#### [OBJECTIVE]
Extract the lines between the ones holding "What Apache ECharts" and "const yTicks = [0, 50, 100, 150, 200, 250, 300, 350];", inclusive, exactly as written and nothing more.

#### [DATA FOR PROCESSING]
----

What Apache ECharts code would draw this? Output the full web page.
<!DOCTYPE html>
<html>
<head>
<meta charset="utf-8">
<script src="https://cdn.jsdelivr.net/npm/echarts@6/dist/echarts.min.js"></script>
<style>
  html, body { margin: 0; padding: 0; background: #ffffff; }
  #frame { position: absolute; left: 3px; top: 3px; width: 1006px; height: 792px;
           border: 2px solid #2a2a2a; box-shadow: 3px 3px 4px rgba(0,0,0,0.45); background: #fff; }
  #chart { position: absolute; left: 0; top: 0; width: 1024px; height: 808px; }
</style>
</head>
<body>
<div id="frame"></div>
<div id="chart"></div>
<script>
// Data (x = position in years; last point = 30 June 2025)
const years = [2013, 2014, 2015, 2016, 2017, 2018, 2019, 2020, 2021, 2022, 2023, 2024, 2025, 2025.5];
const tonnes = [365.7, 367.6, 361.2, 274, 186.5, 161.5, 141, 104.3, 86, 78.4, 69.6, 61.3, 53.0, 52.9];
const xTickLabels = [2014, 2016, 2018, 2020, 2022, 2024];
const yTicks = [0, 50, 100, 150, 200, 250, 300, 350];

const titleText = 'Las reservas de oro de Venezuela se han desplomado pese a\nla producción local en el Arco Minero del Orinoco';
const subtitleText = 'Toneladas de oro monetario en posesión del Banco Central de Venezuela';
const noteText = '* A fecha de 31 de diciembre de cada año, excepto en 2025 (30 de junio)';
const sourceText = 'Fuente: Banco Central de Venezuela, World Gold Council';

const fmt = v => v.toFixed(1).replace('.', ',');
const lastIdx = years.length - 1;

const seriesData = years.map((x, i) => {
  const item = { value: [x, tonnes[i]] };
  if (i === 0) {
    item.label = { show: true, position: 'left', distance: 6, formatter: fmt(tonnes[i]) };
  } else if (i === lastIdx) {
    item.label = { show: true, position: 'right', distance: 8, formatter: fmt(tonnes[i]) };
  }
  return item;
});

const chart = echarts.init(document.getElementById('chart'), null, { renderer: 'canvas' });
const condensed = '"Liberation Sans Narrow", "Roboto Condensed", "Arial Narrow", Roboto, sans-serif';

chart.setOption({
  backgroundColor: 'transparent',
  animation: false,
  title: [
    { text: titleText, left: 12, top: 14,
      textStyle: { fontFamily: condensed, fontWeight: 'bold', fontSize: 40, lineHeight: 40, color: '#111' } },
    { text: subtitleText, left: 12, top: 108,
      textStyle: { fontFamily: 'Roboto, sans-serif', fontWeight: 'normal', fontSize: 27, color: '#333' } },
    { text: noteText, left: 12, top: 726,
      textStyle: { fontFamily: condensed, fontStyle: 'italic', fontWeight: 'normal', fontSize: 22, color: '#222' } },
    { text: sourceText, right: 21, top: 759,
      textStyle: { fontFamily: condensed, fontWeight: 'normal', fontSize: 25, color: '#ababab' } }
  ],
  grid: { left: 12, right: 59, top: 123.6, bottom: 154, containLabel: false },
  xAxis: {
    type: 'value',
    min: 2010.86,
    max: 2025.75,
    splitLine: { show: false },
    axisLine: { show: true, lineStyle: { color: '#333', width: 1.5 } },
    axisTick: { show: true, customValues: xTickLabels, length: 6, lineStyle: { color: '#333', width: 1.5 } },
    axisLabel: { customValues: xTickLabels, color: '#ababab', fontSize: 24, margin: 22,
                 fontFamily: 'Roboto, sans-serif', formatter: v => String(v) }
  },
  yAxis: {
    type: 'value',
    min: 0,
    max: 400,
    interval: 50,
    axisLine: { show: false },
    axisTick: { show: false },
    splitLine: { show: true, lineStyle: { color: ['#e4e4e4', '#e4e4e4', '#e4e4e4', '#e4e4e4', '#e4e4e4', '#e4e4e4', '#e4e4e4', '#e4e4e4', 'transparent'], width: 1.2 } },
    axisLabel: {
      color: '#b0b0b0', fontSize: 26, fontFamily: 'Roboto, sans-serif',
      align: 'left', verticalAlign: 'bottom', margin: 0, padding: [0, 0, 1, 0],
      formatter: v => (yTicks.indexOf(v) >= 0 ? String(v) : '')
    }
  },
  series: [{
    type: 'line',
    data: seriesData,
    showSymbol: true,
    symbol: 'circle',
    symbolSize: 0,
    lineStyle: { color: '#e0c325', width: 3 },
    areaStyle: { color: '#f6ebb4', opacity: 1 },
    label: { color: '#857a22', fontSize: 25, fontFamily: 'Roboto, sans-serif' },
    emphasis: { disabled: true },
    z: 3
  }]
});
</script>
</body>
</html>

----

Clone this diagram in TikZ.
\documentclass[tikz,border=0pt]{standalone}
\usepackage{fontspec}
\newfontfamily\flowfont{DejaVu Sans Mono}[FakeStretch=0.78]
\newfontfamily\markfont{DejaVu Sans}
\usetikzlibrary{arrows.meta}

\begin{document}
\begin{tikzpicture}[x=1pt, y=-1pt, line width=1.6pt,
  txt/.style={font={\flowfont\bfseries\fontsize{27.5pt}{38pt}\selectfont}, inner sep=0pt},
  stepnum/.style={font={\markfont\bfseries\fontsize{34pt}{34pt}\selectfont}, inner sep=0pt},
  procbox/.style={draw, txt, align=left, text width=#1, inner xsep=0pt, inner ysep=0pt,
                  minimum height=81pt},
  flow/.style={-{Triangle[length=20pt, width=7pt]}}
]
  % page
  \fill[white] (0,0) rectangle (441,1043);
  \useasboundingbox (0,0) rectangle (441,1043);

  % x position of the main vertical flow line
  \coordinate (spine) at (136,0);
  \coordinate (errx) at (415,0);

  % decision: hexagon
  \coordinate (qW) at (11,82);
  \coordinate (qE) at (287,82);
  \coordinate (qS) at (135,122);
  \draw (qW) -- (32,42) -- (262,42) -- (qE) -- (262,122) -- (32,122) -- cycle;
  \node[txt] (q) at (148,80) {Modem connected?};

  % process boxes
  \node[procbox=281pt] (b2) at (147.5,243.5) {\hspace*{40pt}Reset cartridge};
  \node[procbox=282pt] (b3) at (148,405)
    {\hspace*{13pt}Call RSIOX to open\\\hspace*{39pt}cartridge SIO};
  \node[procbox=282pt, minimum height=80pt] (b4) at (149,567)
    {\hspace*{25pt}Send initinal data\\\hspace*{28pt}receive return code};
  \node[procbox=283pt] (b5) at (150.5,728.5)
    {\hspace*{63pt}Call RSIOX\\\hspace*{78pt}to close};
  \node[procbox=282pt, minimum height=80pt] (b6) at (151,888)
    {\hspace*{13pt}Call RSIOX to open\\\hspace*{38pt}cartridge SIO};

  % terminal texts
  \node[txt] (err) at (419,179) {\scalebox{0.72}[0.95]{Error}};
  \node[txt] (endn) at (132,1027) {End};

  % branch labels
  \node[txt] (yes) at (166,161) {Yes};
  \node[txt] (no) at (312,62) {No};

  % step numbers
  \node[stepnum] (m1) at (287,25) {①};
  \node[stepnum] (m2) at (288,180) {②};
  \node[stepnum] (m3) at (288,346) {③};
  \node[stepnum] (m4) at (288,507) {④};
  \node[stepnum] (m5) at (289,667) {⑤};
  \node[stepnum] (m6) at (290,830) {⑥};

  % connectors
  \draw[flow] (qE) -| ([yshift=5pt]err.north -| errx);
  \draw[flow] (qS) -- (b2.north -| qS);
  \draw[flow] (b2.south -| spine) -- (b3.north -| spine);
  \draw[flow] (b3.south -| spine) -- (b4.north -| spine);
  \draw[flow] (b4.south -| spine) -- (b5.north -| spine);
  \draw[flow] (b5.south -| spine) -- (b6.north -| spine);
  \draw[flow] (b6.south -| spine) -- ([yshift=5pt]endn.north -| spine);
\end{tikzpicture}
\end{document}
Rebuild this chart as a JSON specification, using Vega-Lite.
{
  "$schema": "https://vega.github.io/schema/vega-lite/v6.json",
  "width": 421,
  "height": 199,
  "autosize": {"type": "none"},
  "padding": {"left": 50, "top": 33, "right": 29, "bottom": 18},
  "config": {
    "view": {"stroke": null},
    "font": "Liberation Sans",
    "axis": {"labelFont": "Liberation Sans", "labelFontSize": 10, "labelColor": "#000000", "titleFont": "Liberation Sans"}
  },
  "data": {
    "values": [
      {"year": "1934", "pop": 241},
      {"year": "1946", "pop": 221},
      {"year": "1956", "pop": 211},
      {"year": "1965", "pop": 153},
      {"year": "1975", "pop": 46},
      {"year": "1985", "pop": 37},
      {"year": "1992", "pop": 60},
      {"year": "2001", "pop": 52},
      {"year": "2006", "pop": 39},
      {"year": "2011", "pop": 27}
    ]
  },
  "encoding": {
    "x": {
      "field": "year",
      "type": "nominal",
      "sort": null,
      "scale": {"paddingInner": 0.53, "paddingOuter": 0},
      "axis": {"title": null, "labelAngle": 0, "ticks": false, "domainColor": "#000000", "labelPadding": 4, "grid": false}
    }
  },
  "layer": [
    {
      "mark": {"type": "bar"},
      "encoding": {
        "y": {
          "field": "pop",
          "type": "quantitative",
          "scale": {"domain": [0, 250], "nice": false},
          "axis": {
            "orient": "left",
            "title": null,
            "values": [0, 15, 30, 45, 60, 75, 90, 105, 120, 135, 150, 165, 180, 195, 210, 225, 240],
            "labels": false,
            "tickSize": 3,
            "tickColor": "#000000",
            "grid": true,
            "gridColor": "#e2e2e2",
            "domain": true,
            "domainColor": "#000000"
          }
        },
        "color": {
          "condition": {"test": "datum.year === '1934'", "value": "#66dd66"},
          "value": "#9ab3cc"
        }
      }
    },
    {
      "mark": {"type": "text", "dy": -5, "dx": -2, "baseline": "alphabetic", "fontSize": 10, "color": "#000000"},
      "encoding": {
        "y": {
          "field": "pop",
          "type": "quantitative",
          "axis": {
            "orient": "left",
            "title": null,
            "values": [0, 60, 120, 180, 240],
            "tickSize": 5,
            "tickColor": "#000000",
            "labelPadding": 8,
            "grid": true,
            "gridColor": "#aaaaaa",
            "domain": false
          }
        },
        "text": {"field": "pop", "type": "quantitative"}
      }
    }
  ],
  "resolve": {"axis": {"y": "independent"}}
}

----

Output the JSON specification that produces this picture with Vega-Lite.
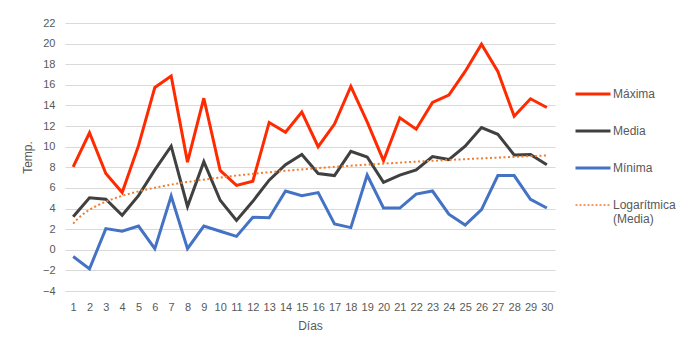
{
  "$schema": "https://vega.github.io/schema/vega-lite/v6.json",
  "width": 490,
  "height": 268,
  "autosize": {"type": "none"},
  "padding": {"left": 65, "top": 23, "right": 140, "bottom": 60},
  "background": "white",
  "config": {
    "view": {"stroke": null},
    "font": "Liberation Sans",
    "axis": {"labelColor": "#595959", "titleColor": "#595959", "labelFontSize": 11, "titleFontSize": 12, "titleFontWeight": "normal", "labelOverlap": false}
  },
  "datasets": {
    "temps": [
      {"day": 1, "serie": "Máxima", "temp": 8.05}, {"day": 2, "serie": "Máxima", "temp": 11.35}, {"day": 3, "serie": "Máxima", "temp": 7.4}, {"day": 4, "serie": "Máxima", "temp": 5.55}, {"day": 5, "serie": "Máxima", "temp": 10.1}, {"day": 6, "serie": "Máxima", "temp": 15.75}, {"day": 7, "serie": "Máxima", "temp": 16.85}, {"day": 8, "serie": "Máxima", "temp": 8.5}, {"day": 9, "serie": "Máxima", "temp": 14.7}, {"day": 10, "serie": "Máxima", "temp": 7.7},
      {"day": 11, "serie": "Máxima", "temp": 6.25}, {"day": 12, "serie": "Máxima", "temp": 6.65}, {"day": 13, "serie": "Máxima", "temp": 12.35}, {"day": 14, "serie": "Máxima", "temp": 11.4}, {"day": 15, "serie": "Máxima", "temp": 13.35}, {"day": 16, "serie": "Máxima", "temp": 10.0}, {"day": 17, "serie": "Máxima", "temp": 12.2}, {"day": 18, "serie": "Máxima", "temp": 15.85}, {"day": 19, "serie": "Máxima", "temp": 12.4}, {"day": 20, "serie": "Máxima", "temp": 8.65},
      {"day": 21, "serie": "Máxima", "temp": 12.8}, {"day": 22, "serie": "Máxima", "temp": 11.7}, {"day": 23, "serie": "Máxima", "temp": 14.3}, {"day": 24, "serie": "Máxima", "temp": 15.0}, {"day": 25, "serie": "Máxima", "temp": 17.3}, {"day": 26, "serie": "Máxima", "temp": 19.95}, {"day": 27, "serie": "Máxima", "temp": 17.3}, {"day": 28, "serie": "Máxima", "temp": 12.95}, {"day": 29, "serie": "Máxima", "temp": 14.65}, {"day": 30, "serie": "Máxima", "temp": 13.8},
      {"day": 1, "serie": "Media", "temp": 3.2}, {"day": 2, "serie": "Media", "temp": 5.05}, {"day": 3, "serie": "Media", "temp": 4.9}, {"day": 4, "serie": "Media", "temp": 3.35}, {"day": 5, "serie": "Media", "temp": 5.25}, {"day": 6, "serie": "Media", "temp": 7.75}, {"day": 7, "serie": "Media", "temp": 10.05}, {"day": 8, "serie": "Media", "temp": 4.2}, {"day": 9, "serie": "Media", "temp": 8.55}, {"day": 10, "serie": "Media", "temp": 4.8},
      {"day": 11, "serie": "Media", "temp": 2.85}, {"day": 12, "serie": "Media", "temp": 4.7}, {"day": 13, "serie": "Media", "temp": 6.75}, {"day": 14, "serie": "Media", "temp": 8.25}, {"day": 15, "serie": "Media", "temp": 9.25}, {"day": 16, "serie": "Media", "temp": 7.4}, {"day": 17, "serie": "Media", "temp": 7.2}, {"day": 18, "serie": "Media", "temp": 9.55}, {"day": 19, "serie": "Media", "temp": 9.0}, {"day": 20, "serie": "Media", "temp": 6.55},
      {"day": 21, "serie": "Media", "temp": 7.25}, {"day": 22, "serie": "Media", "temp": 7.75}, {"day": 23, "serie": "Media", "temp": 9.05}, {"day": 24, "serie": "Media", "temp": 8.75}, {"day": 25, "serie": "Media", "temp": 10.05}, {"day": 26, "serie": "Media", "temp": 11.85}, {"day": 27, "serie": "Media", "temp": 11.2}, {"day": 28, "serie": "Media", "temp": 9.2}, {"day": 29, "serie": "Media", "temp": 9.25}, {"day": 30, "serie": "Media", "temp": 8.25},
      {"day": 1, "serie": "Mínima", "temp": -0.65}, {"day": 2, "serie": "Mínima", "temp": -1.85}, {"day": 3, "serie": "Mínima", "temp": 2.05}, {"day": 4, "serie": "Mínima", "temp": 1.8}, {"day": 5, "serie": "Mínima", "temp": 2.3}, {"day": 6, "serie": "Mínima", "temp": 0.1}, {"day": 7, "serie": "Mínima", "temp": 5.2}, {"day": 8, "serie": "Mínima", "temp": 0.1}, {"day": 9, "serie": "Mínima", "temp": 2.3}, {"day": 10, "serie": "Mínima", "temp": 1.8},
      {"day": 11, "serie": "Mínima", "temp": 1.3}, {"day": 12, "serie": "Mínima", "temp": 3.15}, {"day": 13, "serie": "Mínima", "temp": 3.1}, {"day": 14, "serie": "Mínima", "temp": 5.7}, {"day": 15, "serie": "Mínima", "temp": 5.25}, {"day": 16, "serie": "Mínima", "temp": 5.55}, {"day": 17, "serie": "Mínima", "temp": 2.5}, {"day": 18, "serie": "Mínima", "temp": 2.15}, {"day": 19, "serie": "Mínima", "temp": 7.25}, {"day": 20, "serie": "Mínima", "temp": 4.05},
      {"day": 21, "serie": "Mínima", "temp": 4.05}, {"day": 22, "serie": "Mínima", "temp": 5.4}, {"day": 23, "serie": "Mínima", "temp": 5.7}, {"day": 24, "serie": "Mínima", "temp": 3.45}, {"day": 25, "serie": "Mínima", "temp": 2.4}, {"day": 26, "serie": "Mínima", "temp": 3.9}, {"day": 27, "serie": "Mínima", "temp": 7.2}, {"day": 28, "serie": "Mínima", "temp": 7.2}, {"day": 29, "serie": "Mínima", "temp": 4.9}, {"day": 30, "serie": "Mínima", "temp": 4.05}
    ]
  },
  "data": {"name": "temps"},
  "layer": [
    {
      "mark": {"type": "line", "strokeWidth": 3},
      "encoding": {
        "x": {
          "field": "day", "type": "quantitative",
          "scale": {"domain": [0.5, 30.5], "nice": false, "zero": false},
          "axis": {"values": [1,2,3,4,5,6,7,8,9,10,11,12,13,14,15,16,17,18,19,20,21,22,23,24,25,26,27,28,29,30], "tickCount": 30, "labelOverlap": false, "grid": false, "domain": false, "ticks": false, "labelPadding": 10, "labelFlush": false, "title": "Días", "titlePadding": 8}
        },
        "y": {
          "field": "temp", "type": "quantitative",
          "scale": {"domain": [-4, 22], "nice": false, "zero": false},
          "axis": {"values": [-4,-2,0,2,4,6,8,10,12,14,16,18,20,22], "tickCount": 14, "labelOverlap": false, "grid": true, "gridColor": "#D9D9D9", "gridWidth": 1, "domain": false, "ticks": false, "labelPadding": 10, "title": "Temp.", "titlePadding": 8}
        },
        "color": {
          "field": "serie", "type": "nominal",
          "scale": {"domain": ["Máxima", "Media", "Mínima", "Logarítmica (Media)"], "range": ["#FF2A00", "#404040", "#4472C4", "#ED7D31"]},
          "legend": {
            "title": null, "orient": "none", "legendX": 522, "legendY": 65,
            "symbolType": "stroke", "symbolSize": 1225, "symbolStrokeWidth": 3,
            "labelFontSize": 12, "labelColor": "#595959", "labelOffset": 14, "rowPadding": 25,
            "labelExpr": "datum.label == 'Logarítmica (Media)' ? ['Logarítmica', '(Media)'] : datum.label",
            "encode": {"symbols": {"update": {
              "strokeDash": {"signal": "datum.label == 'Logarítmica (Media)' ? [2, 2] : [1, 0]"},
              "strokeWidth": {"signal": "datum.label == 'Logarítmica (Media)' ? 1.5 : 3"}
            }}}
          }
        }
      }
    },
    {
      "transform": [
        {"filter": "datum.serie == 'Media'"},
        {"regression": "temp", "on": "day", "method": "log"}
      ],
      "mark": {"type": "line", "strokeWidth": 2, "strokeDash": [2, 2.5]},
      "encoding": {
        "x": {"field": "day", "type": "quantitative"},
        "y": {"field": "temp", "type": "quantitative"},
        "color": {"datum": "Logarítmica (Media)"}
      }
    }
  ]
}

----

#### [FULL RESPONSE]
What Apache ECharts code would draw this? Output the full web page.
<!DOCTYPE html>
<html>
<head>
<meta charset="utf-8">
<script src="https://cdn.jsdelivr.net/npm/echarts@6/dist/echarts.min.js"></script>
<style>
  html, body { margin: 0; padding: 0; background: #ffffff; }
  #frame { position: absolute; left: 3px; top: 3px; width: 1006px; height: 792px;
           border: 2px solid #2a2a2a; box-shadow: 3px 3px 4px rgba(0,0,0,0.45); background: #fff; }
  #chart { position: absolute; left: 0; top: 0; width: 1024px; height: 808px; }
</style>
</head>
<body>
<div id="frame"></div>
<div id="chart"></div>
<script>
// Data (x = position in years; last point = 30 June 2025)
const years = [2013, 2014, 2015, 2016, 2017, 2018, 2019, 2020, 2021, 2022, 2023, 2024, 2025, 2025.5];
const tonnes = [365.7, 367.6, 361.2, 274, 186.5, 161.5, 141, 104.3, 86, 78.4, 69.6, 61.3, 53.0, 52.9];
const xTickLabels = [2014, 2016, 2018, 2020, 2022, 2024];
const yTicks = [0, 50, 100, 150, 200, 250, 300, 350];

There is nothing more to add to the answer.